I’m off to Oslo tomorrow. I’m giving a talk on Thursday on Tax Havens and Transparency and what is happening on this right now. I thought I’d illustrate this with some examples from Jersey. My paper is attached. In it I make the suggestions that:
1. Jersey remains committed to conventional tax haven practices, with all that implies;
2. Jersey’s compliance is with the form of international standards but not with the substance of the conduct that they expect;
3. Jersey’s co-operation with the USA is not indicative of its general approach to international issues;
4. Jersey is deliberately creating structures and procedures for use by its financial services industry that will result in information not being available for exchange under internationally agreed arrangements, so nullifying their effect.

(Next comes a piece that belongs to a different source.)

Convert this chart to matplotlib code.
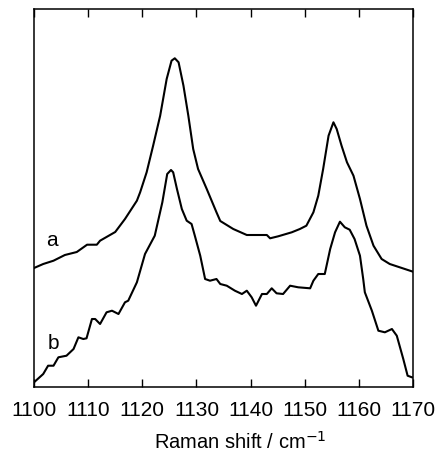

The last point may be the most important. By creating law that facilitates the operation of sham trusts, by changing its company law to allow incorporated cell companies, by changing its tax law so that it will not collect information on the tax affairs of Jersey companies, by changing its money laundering rules so that many people using the Island will no longer have to prove their residential address (so allowing easy abuse of the EU Savings Directive, for example), by allowing redomiciliation of companies and by creating new ring fences in its tax laws Jersey is proving that tax havens aren’t standing still in the face of new regulation.

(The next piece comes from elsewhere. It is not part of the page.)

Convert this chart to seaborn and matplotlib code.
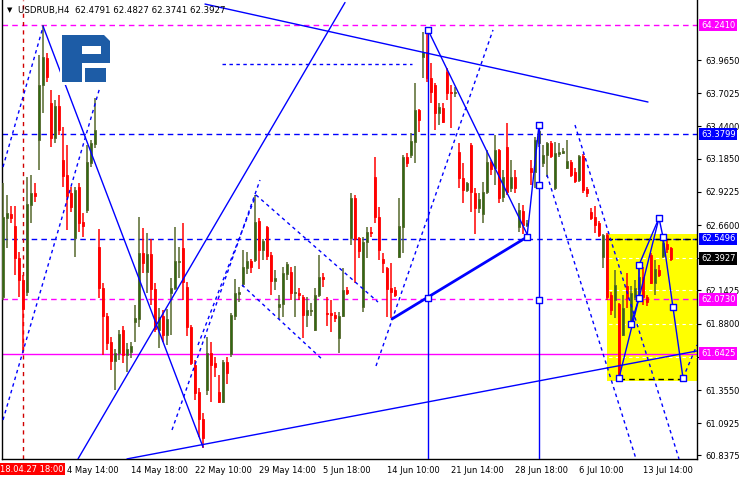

The best explanation for all these changes (and more) appears to be the simplest one. As pressure mounts for tax havens to exchange information so they are reacting by ensuring that they either do not have that information, or by providing mechanisms that make it both harder to secure, and easier for it to flee. The result is that corruption in places like Jersey can no longer be tackled at the transaction level. Put simply, transaction data will soon be unavailable or will be in perpetual transit between tax haven locations. As such offshore corruption can now only be tackled at the systemic level. This requires a changed approach. The corrupt user of tax haven services is no longer the problem; the corruption of the tax havens is the problem now.
It is time to tackle the suppliers of corruption services if the integrity of the world’s economy, taxation systems and democracies is to remain intact. Tax havens are at the heart of this challenge to the way we live. And tackling them systemically is the solution to this problem.